Fire escape planning tips:

  • Walk through your home and make a note of all possible exits and escape routes.
  • Draw a floor plan of the home, marking at least two ways out of each room, whenever possible. Hang the floorplan somewhere with a lot of foot traffic so it gets viewed regularly.
  • Make sure all escape routes are clear. Do not leave anything in the way that could inhibit your escape.
  • During a fire, the air might fill with smoke and become unbreathable. When you do your fire drill, everyone should practice staying low and “going under the smoke” on their way out of the home.
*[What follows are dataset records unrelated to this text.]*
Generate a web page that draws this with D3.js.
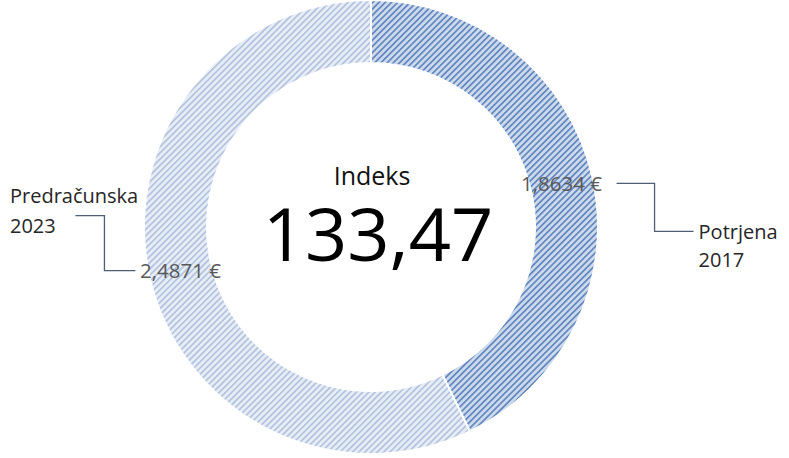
<!DOCTYPE html>
<html lang="sl">
<head>
    <meta charset="UTF-8">
    <title>Indeks</title>
    <script src="https://d3js.org/d3.v7.min.js"></script>
    <style>
        body {
            margin: 0;
            background-color: #fff;
            font-family: "Open Sans", Arial, sans-serif;
        }
    </style>
</head>
<body>
    <svg id="chart" width="789" height="458"></svg>
    <script>
// Data
const categories = ["Potrjena 2017", "Predračunska 2023"];
const values = [1.8634, 2.4871];
const valueLabels = ["1,8634 €", "2,4871 €"];
const centerTitle = "Indeks";
const centerValue = "133,47";

const width = 789, height = 458;
const cx = 371, cy = 227;
const outerR = 227, innerR = 164;

const svg = d3.select("#chart");

// hatched fills (wide upward diagonal)
const defs = svg.append("defs");
const fills = [
    { id: "hatchDark", bg: "#ccdaee", line: "#6386bd" },
    { id: "hatchLight", bg: "#e7edf6", line: "#b3c3de" }
];
fills.forEach(f => {
    const p = defs.append("pattern")
        .attr("id", f.id)
        .attr("patternUnits", "userSpaceOnUse")
        .attr("width", 4.4)
        .attr("height", 4.4)
        .attr("patternTransform", "rotate(45)");
    p.append("rect").attr("width", 4.4).attr("height", 4.4).attr("fill", f.bg);
    p.append("rect").attr("width", 1.7).attr("height", 4.4).attr("fill", f.line);
});

const pie = d3.pie().sort(null).value(d => d);
const arc = d3.arc().innerRadius(innerR).outerRadius(outerR);
const arcs = pie(values);

const g = svg.append("g").attr("transform", `translate(${cx},${cy})`);

g.selectAll("path")
    .data(arcs)
    .enter().append("path")
    .attr("d", arc)
    .attr("fill", (d, i) => `url(#${fills[i].id})`)
    .attr("stroke", "#fff")
    .attr("stroke-width", 2);

// value labels at the ring centroids
g.selectAll("text.val")
    .data(arcs)
    .enter().append("text")
    .attr("class", "val")
    .attr("x", d => arc.centroid(d)[0])
    .attr("y", d => arc.centroid(d)[1])
    .attr("dy", "0.35em")
    .attr("text-anchor", "middle")
    .attr("font-size", 20.5)
    .attr("fill", "#595959")
    .text((d, i) => valueLabels[i]);

// leader lines + category labels
const leaderColor = "#4e5f75";
const [c0x, c0y] = arc.centroid(arcs[0]);
const [c1x, c1y] = arc.centroid(arcs[1]);

// right: Potrjena 2017
g.append("path")
    .attr("d", `M${c0x + 55},${c0y} H${c0x + 93} V${c0y + 48} H${c0x + 132}`)
    .attr("fill", "none")
    .attr("stroke", leaderColor)
    .attr("stroke-width", 1.3);

const rightLab = g.append("text")
    .attr("x", c0x + 137)
    .attr("y", c0y + 56)
    .attr("font-size", 20)
    .attr("fill", "#262626");
categories[0].split(" ").forEach((w, i) => {
    rightLab.append("tspan").attr("x", c0x + 137).attr("dy", i ? 28 : 0).text(w);
});

// left: Predračunska 2023
g.append("path")
    .attr("d", `M${c1x - 45},${c1y} H${c1x - 76} V${c1y - 55} H${c1x - 105}`)
    .attr("fill", "none")
    .attr("stroke", leaderColor)
    .attr("stroke-width", 1.3);

const leftLab = g.append("text")
    .attr("x", -361)
    .attr("y", -24)
    .attr("font-size", 20)
    .attr("fill", "#262626");
categories[1].split(" ").forEach((w, i) => {
    leftLab.append("tspan").attr("x", -361).attr("dy", i ? 30 : 0).text(w);
});

// center text
g.append("text")
    .attr("x", 1)
    .attr("y", -42)
    .attr("text-anchor", "middle")
    .attr("font-size", 25)
    .attr("fill", "#111")
    .text(centerTitle);

g.append("text")
    .attr("x", 7)
    .attr("y", 34)
    .attr("text-anchor", "middle")
    .attr("font-size", 74)
    .attr("fill", "#000")
    .text(centerValue);
    </script>
</body>
</html>
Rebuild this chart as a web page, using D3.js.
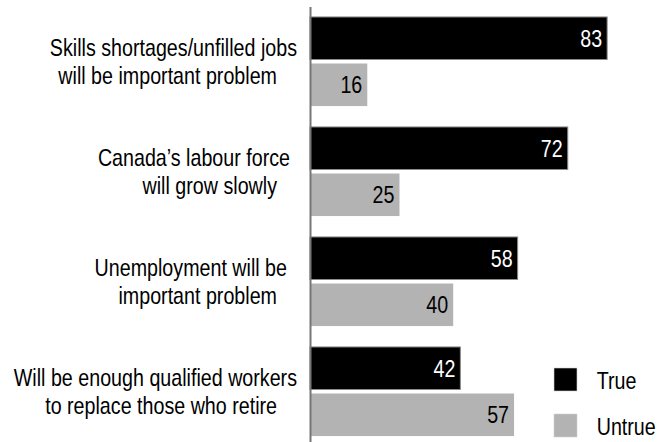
<!DOCTYPE html>
<html>
<head>
<meta charset="utf-8">
<script src="https://cdn.jsdelivr.net/npm/d3@7"></script>
<style>
  html, body { margin: 0; padding: 0; background: #fff; }
  svg { display: block; }
  text { font-family: "Liberation Sans", Arial, sans-serif; }
</style>
</head>
<body>
<svg id="chart" width="658" height="442"></svg>
<script>
// Survey statements, each shown on two lines
const categories = [
  "Skills shortages/unfilled jobs will be important problem",
  "Canada's labour force will grow slowly",
  "Unemployment will be important problem",
  "Will be enough qualified workers to replace those who retire"
];
const categoryLines = [
  ["Skills shortages/unfilled jobs", "will be important problem"],
  ["Canada\u2019s labour force", "will grow slowly"],
  ["Unemployment will be", "important problem"],
  ["Will be enough qualified workers", "to replace those who retire"]
];
const seriesNames = ["True", "Untrue"];
const trueValues = [83, 72, 58, 42];
const untrueValues = [16, 25, 40, 57];

// Layout and style
const W = 658, H = 442;
const axisX0 = 310, axisX100 = 668;
const colors = { True: "#000000", Untrue: "#b3b3b3" };
const labelColors = { True: "#ffffff", Untrue: "#000000" };
const lineRightEdge = [[297, 277], [290, 277], [287, 277], [297, 277]];
const fontSize = 24;
const narrow = 0.82; // horizontal squeeze for a condensed look

const svg = d3.select("#chart");

// Places a text at (px, py) with the condensed horizontal scale
function place(sel, px, py) {
  sel.attr("x", 0).attr("y", 0)
    .attr("transform", (d, i) => `translate(${px(d, i)},${py(d, i)}) scale(${narrow},1)`);
}

const x = d3.scaleLinear().domain([0, 100]).range([axisX0, axisX100]);
const y = d3.scaleBand().domain(categories).range([6.5, 446.5])
  .paddingInner(0.19).paddingOuter(0.095);
const ySub = d3.scaleBand().domain(seriesNames).range([0, y.bandwidth()])
  .paddingInner(0.086);

const rows = categories.map((c, i) => ({
  category: c,
  lines: categoryLines[i],
  values: [
    { series: "True", value: trueValues[i] },
    { series: "Untrue", value: untrueValues[i] }
  ]
}));

const groups = svg.append("g").selectAll("g.group")
  .data(rows).join("g")
  .attr("class", "group")
  .attr("transform", d => `translate(0,${y(d.category)})`);

groups.selectAll("rect")
  .data(d => d.values).join("rect")
  .attr("x", x(0))
  .attr("y", d => ySub(d.series))
  .attr("width", d => x(d.value) - x(0))
  .attr("height", ySub.bandwidth())
  .attr("fill", d => colors[d.series])
  .attr("stroke", d => d.series === "True" ? "#8c8c8c" : "none")
  .attr("stroke-width", 1);

groups.selectAll("text.value")
  .data(d => d.values).join("text")
  .attr("class", "value")
  .attr("text-anchor", "end")
  .attr("font-size", fontSize)
  .attr("fill", d => labelColors[d.series])
  .text(d => d.value)
  .call(place,
    d => x(d.value) - 5,
    d => ySub(d.series) + ySub.bandwidth() / 2 + fontSize * 0.36);

// Category labels, two lines beside each pair of bars
groups.each(function (d, i) {
  const cy = y.bandwidth() / 2;
  d3.select(this).selectAll("text.cat")
    .data(d.lines).join("text")
    .attr("class", "cat")
    .attr("text-anchor", "end")
    .attr("font-size", fontSize)
    .attr("fill", "#000")
    .text(t => t)
    .call(place, (t, j) => lineRightEdge[i][j], (t, j) => cy - 5.5 + j * 28);
});

// Vertical category axis without ticks
const axis = svg.append("g")
  .attr("transform", `translate(${axisX0},0)`)
  .call(d3.axisLeft(y).tickSize(0).tickSizeOuter(0).tickFormat(""));
axis.select(".domain").attr("stroke", "#767676").attr("stroke-width", 2);

// Legend
const legend = svg.append("g").attr("transform", "translate(554,368)");
const li = legend.selectAll("g").data(seriesNames).join("g")
  .attr("transform", (d, i) => `translate(0,${i * 46})`);
li.append("rect")
  .attr("width", 23).attr("height", 23)
  .attr("fill", d => colors[d])
  .attr("stroke", "#cfcfcf").attr("stroke-width", 0.6);
li.append("text")
  .attr("font-size", fontSize)
  .attr("fill", "#000")
  .text(d => d)
  .call(place, () => 42.7, () => 21);
</script>
</body>
</html>
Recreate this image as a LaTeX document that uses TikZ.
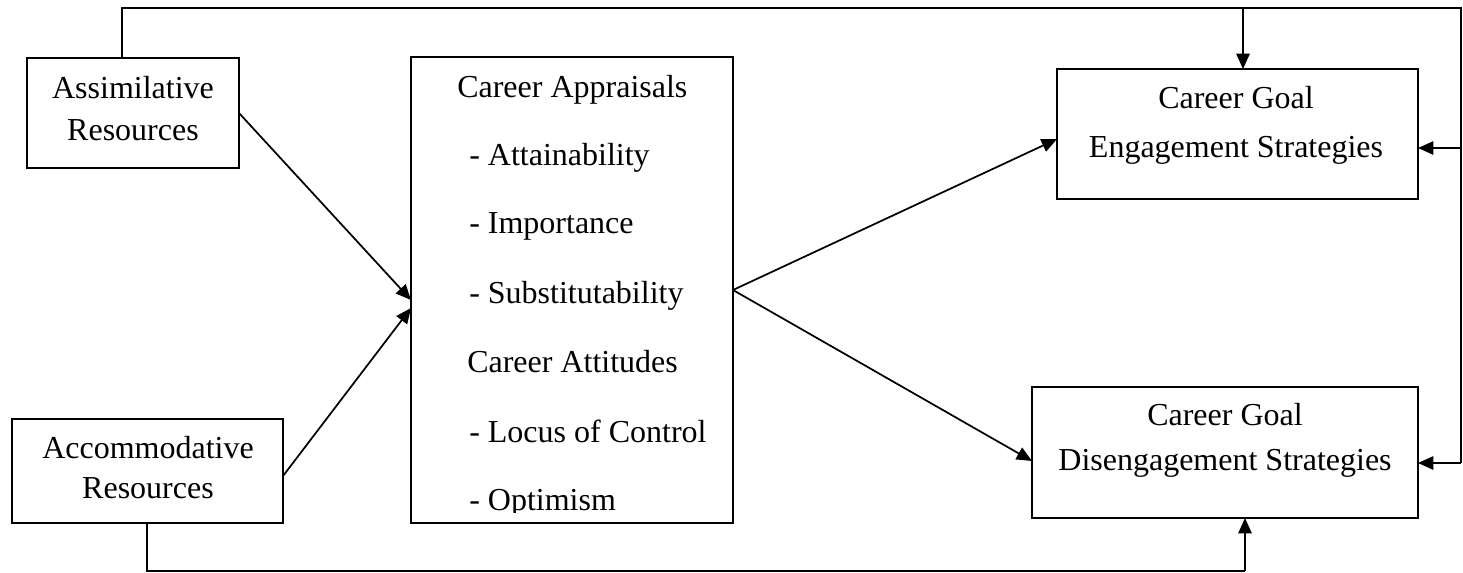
\documentclass[tikz,border=0pt]{standalone}
\usepackage{fontspec}
\setmainfont{Liberation Serif}
\usetikzlibrary{arrows.meta,fit}
\begin{document}
\begin{tikzpicture}[x=0.75pt,y=-0.75pt,
  box/.style={draw,line width=1.3pt,inner sep=0pt,outer sep=0pt},
  txt/.style={font=\fontsize{24}{29}\selectfont,inner sep=0pt,anchor=base},
  ltxt/.style={txt,anchor=base west},
  wire/.style={line width=1.3pt},
  arr/.style={line width=1.3pt,-{Triangle[length=11.5pt,width=10pt]}}]
\useasboundingbox (0,0) rectangle (1463,572);

% boxes
\node[box,fit={(27,58)(239,168)}] (assim) {};
\node[box,fit={(12,419)(283,523)}] (accom) {};
\node[box,fit={(411,57)(733,523)}] (mid) {};
\node[box,fit={(1057,69)(1418,199)}] (eng) {};
\node[box,fit={(1032,387)(1418,518)}] (dis) {};

% box texts
\node[txt] (assimA) at (133,98) {Assimilative};
\node[txt] (assimB) at (133,140) {Resources};
\node[txt] (accomA) at (148,458) {Accommodative};
\node[txt] (accomB) at (148,498) {Resources};
\node[txt] (engA) at (1236,108) {Career Goal};
\node[txt] (engB) at (1236,157) {Engagement Strategies};
\node[txt] (disA) at (1225,425) {Career Goal};
\node[txt] (disB) at (1225,470) {Disengagement Strategies};

\node[ltxt] (m1) at (457,97) {Career Appraisals};
\node[ltxt] (m2) at (469,165) {- Attainability};
\node[ltxt] (m3) at (469,233) {- Importance};
\node[ltxt] (m4) at (469,303) {- Substitutability};
\node[ltxt] (m5) at (467,372) {Career Attitudes};
\node[ltxt] (m6) at (469,442) {- Locus of Control};
\begin{scope}
  \clip (412,400) rectangle (732,512);
  \node[ltxt] (m7) at (469,510) {- Optimism};
\end{scope}

% routing points
\coordinate (tl) at (122,8);
\coordinate (tr) at (1461,8);
\coordinate (tdown) at (1243,8);
\coordinate (bl) at (147,571);
\coordinate (bup) at (1245,571);

% resources into appraisals
\draw[arr] (assim.east) -- (mid.west |- 0,300);
\draw[arr] (accom.east |- 0,476) -- (mid.west |- 0,308);

% appraisals into strategies
\draw[arr] (mid.east) -- (eng.west |- 0,139);
\draw[arr] (mid.east) -- (dis.west |- 0,461);

% assimilative feedback loop
\draw[wire] (tl |- assim.north) -- (tl) -- (tr) -- (tr |- 0,463);
\draw[arr] (tdown) -- (tdown |- eng.north);
\draw[arr] (tr |- 0,148) -- (eng.east |- 0,148);
\draw[arr] (tr |- 0,463) -- (dis.east |- 0,463);

% accommodative loop
\draw[wire] (bl |- accom.south) -- (bl) -- (bup);
\draw[arr] (bup) -- (bup |- dis.south);
\end{tikzpicture}
\end{document}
  • Choose a designated meeting spot where everyone should go after they escape the house. Make sure the spot is located a safe distance away from your house.
  • As you’re exiting, close all doors behind you. In the event of a real fire, this can slow the spread of the flames and make it easier for firefighters to put out the blaze.
  • Have everyone in the household, including the children, memorize your home address as well as the phone number of the fire department.
  • Time yourself to see how long it takes you to escape the house. Every time you practice, aim to beat your best time.
Remember, in the event of a real fire, time is of the essence. When a smoke alarm sounds, get out immediately. Once you’re safely out of the house, do not go back inside for any reason.